If the dollar value is appreciated or alternatively if the value of the currency of the country is  strengthened, the exports of the country will become expensive and the importer will look for other countries which can offer the goods at lower price or at lower net value. So the dollar appreciation will result in fall in exports for the company and at the same time if the dollar is weakned, it will propel more exports. This will be due to the fact that importer need to pay less for the same volume when the dollar value is reduced.

However still the relative valuation of the currency will ultimately decide the gross export and import volumes as well will decide the final profit margins of the company.  Foreign exchange rates will finally decide the profitability of the company products and importability of the goods from the other nations. Finally the profitability of the company depends on the foreign exchange rates and these dynamic rates will decide the profit margins (Asteroiu et al., 2016).

Reflection:

(a) An appreciation in the dollar value has increased the imports to the company and made it profitable for the exporters to supply more crude oil to the company. Same time, the importers refrained from taking more quantity of the final products as a strengthened dollar made it more expensive for them to import from products from us.

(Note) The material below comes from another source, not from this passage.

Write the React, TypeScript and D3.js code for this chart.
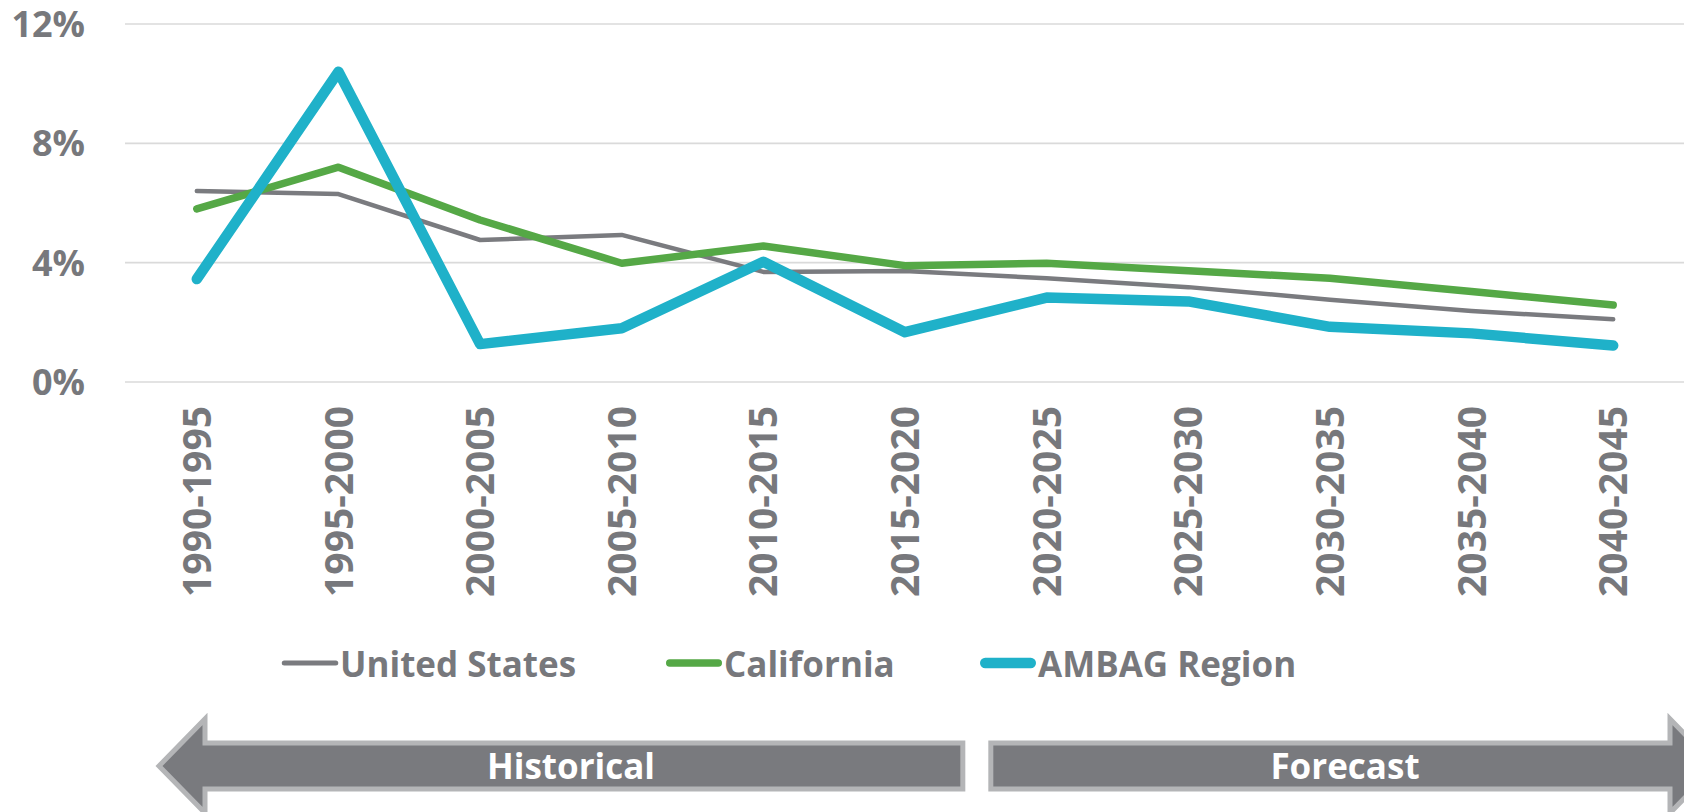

(b) The price and quantity got impacted with the exchange rates. When the dollar is appreciated, the price of imports is reduced to balance the value to the company. Same time the price of the exports is increased.

(c) The future shifts in the foreign exchange rates will be managed accordingly, either by increasing the prices or by decreasing the prices of the exports and imports so as to balance the actual shift in the net value. 

(d) Econometric models can be employed to predict the foreign exchange rates. Techniques like PPP(Purchase power parity), relative economic strength can be employed to predict the exchange rates of the currencies.